Cuando estalló la crisis financiera de 2008 Barcelona tenía 52.000 plazas hoteleras. Ahora, el coronavirus nos ha pillado con 82.000, el 60% más. Un dato significativo de un desarrollo irracional de la industria turística y de la necesidad de aplicar ciertos criterios de ordenación. El boom inmobiliario nos estalló en la cara, y no aprendimos; ahora tenemos todos los números para que también ocurra con el turístico.
En estos momentos, toda Europa prepara planes para reactivar la economía y en especial los sectores más afectados por la pandemia. Las voces más sensatas alertan de la necesidad de poner en marcha ayudas que estén ligadas al cumplimiento de los planes estratégicos de la propia Unión Europea. En el caso de las compañías aéreas, por ejemplo, se trataría de rescatarlas, si, pero orientándolas a los objetivos medioambientales y de sostenibilidad que persigue la UE.
Ese planteamiento global es aplicable a Barcelona desde la perspectiva local. Y la ciudad debería entenderlo como una oportunidad. Los gremios, sindicatos y patronales reclaman apoyos de la Administración, lógicamente. Pero aún no se les ha oído ni una sola propuesta, ni una idea de cara al futuro.
Todo el mundo anda preocupado por lo que ocurrirá en esta ciudad, cuya economía depende en más de un 10% de la actividad turística. El ayuntamiento, con buen criterio aunque algo optimista, entiende que tendrá que pasar más de un año para que el sector recupere el pulso. Mientras tanto, ha sugerido la reconversión de los inmuebles que se vacíen para albergar otras actividades capaces de absorber al menos una parte de los 100.000 empleos que se van a perder.
Mientras tanto, los hoteleros se llevan las manos a la cabeza porque los fondos de inversión –buitres y normales-- han empezado a husmear los edificios ociosos. Pero ellos solo hablan de la ampliación de los ERTE, de las ayudas y del precio de los créditos, además claro está de los errores de las medidas de protección del virus.
Hace unos días, El País publicaba un reportaje sobre la cuestión elaborado en base a entrevistas con representantes de todo tipo de lobbys locales. Solo una de las encuestadas se refería a la crisis como una oportunidad para trabar un modelo turístico más sostenible y enfocado a un visitante cultural y de negocio, que gasta más y es más respetuoso con el entorno.
Marian Muro, directora de Turisme Barcelona --y madre de la tasa turística en Cataluña--, con experiencia en el sector público y el privado, apunta una línea de trabajo para favorecer, por ejemplo, la creación de más comercios independientes en Ciutat Vella, donde el consistorio calcula que los efectos económicos de la pandemia serán devastadores. También es partidaria de rechazar abiertamente cierto tipo de productos, como las despedidas de solteros.

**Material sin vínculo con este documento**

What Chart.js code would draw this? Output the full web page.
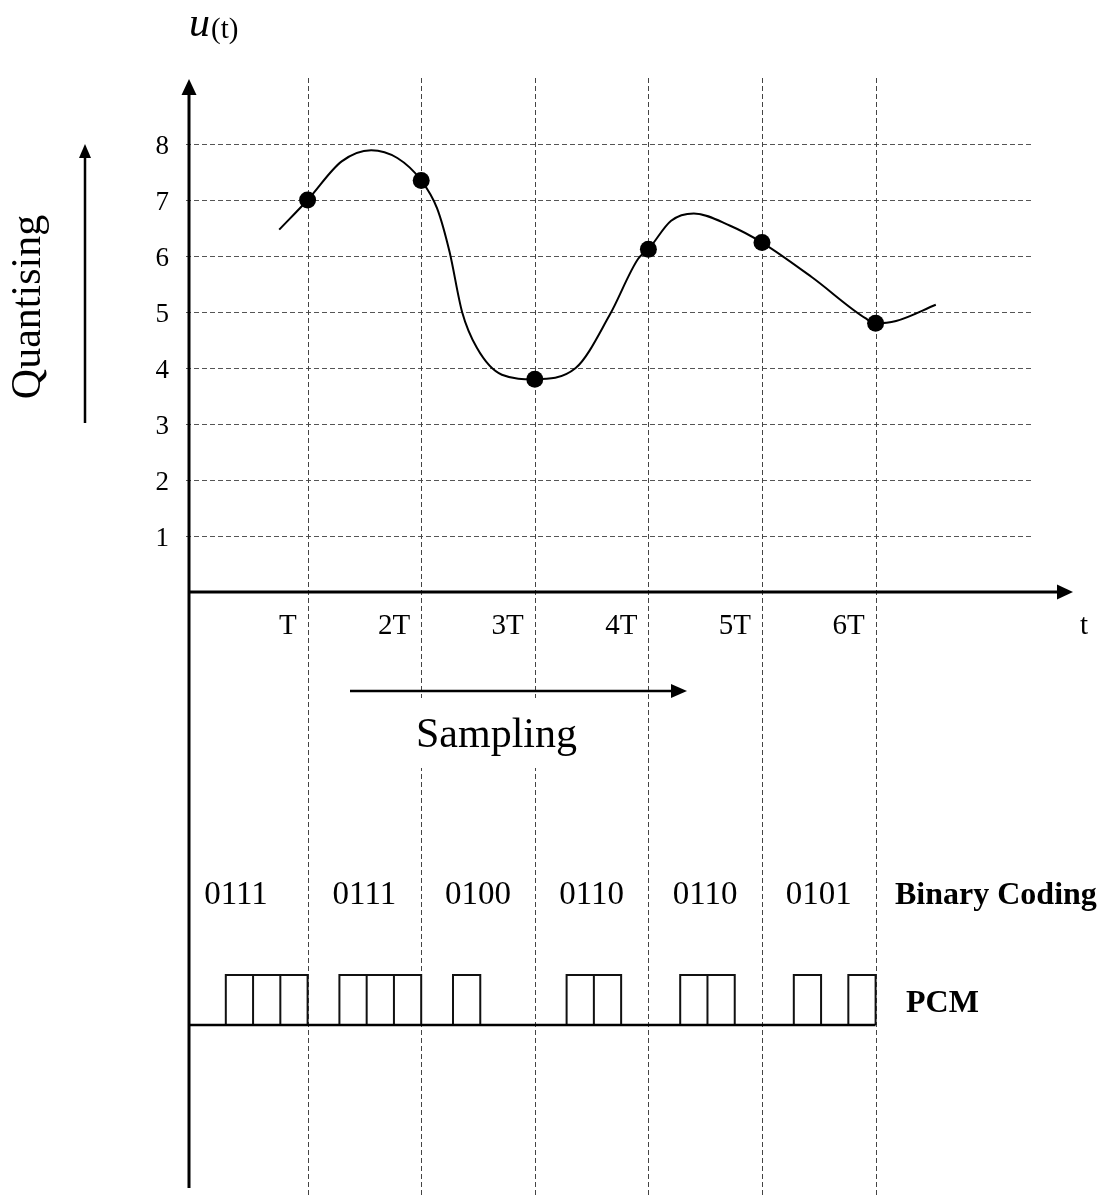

Esperemos que las cosas vayan por ahí. El miércoles pasado se celebró la primera reunión de la mesa de economía del Pacto por Barcelona, un proceso con el que se tratan de sentar las bases de la superación de la crisis provocada por la pandemia. Sus objetivos, según quedó reflejado en el acta de constitución, pasan por la recuperación del tejido económico local, la protección del comercio de la ciudad y la “reactivación de la economía del visitante”, que es la forma moderna de referirse a un nuevo concepto del turismo en el que los austriacos son pioneros.
Va en la línea de hacer llegar los beneficios del turismo a toda la ciudad, limitar su impacto medioambiental y, en definitiva, hacerlo más compatible con la vida de quienes los sufren; los barceloneses, en este caso. El primer paso consiste en estudiarlo a fondo en todas sus variables para a continuación darle el trato de industria estratégica que se merece.